Executive Director Dr. Wood presented August 1 enrollment counts, summer program outcomes and a year-long instructional plan emphasizing attendance, instructional practice and family partnerships.

Natomas Charter District Executive Director Dr. Wood opened the board meeting with an enrollment report and a preview of the 2025–26 school-year priorities, saying the district is focused on “empowering the leaders of tomorrow.”

Dr. Wood told the board the district reports enrollment as of the first of the month; the August 1 counts were 267 at Leading Edge, 109 at PACT, 773 at PFAA, 592 at STAR and 139 at the Early College Academy, with small day-to-day fluctuations as the school year began.

Why it matters: Dr. Wood said the district’s strategic work this year centers on instruction and school culture, and that attendance is a central lever for student success. “Students are only on campus about 15% of those minutes,” Dr. Wood said, arguing that family and school partnerships must support learning during the other 85% of the year.

Board members were briefed on summer programming and staffing changes. Dr. Wood described two “summer boost” programs — an elementary-focused literacy and math program and high-school credit recovery — and a redesigned middle-school program focusing on incoming sixth and ninth graders; the middle-school program peaked at about 95 students and then stabilized in the 70s during the second week. The district also expanded a student-worker program at STAR Academy, placing roughly 10 high-school students in summer work roles and continuing some as paid student workers into the school year.

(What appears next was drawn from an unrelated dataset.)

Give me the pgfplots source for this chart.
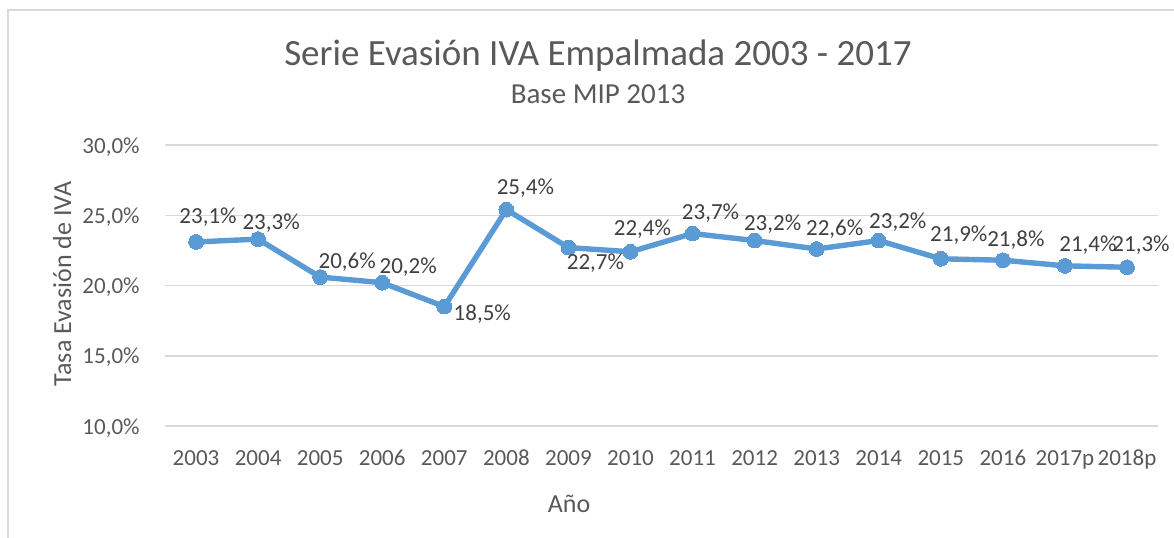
\documentclass[border=0pt]{standalone}
\usepackage{pgfplots}
\pgfplotsset{compat=1.18}
\usepackage{fontspec}
\setmainfont{Carlito}
\definecolor{linecol}{HTML}{5B9BD5}
\definecolor{txtgray}{HTML}{595959}
\definecolor{lblgray}{HTML}{404040}
\definecolor{gridgray}{HTML}{D9D9D9}
\begin{document}
\begin{tikzpicture}
\begin{scope}[x=0.5bp,y=-0.5bp]
\path[use as bounding box] (0,0) rectangle (1174,538);
\draw[gridgray, line width=0.75bp] (8,538) -- (8,10) -- (1174,10);
\node[anchor=base, inner sep=0pt, text=txtgray, font=\fontsize{18.5bp}{22bp}\selectfont] at (598,66) {Serie Evasión IVA Empalmada 2003 - 2017};
\node[anchor=base, inner sep=0pt, text=txtgray, font=\fontsize{14.5bp}{17bp}\selectfont] at (598,104) {Base MIP 2013};
\node[anchor=base, rotate=90, inner sep=0pt, text=txtgray, font=\fontsize{13bp}{15bp}\selectfont] at (71,284) {Tasa Evasión de IVA};
\node[anchor=base, inner sep=0pt, text=txtgray, font=\fontsize{13bp}{15bp}\selectfont] at (569,512) {Año};
\end{scope}
\begin{axis}[
  at={(82.5bp,-213bp)}, anchor=south west,
  scale only axis, width=496.5bp, height=140.5bp,
  xmin=-0.5, xmax=15.5, ymin=10, ymax=30,
  clip=false,
  axis line style={draw=none},
  tick style={draw=none},
  ymajorgrids,
  major grid style={color=gridgray, line width=0.75bp},
  xtick={0,...,15},
  xticklabels={2003,2004,2005,2006,2007,2008,2009,2010,2011,2012,2013,2014,2015,2016,2017p,2018p},
  ytick={10,15,20,25,30},
  yticklabels={{10,0\%},{15,0\%},{20,0\%},{25,0\%},{30,0\%}},
  xticklabel style={anchor=base, inner sep=0pt, yshift=-19.5bp, text=txtgray, font=\fontsize{11.5bp}{13bp}\selectfont},
  yticklabel style={anchor=base east, inner sep=0pt, xshift=-12.5bp, yshift=-4bp, text=txtgray, font=\fontsize{11.5bp}{13bp}\selectfont},
]
\addplot[linecol, line width=2.7bp, mark=*, mark size=3.7bp, mark options={fill=linecol, draw=linecol, line width=0pt},
  visualization depends on={\thisrow{dx} \as \dxv},
  visualization depends on={\thisrow{dy} \as \dyv},
  nodes near coords={\pgfmathprintnumber[fixed,fixed zerofill,precision=1,use comma,assume math mode=true]{\pgfplotspointmeta}\%},
  every node near coord/.append style={anchor=center, inner sep=0pt, text=lblgray, font=\fontsize{11.5bp}{13bp}\selectfont, xshift={\dxv*0.5bp}, yshift={\dyv*0.5bp}},
] table[x=x, y=y] {
x y dx dy
0 23.1 12 25
1 23.3 13 16
2 20.6 27 15
3 20.2 26 16
4 18.5 38 -8
5 25.4 19 22
6 22.7 27 -16
7 22.4 12 23
8 23.7 18 20
9 23.2 18 16
10 22.6 18 20
11 23.2 19 18
12 21.9 18 24
13 21.8 13 20
14 21.4 23 21
15 21.3 14 22
};
\end{axis}
\end{tikzpicture}
\end{document}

Dr. Wood highlighted facilities and technology work completed over the summer — custodial deep cleaning, trimmed trees and wireless access-point replacements — and said the district planned an intercom replacement during fall break. Professional learning over the summer included GLAD training for English learner strategies, math training and new-employee onboarding, and the district is planning learning walks and other measures to “deprivatize practice” so educators can learn from one another.

The executive director told the board the district will emphasize three family actions at back-to-school nights: connect with teachers and school communities, contribute by supporting routines and screen-time limits at home, and champion schools through volunteering. Dr. Wood said the district will continue to prioritize instructional practices and building collective efficacy among educators to accelerate student learning.

Ending: The presentation closed with an invitation to back-to-school nights and a reminder that the official enrollment snapshot for state funding is the CBEDS census day the first Wednesday in October.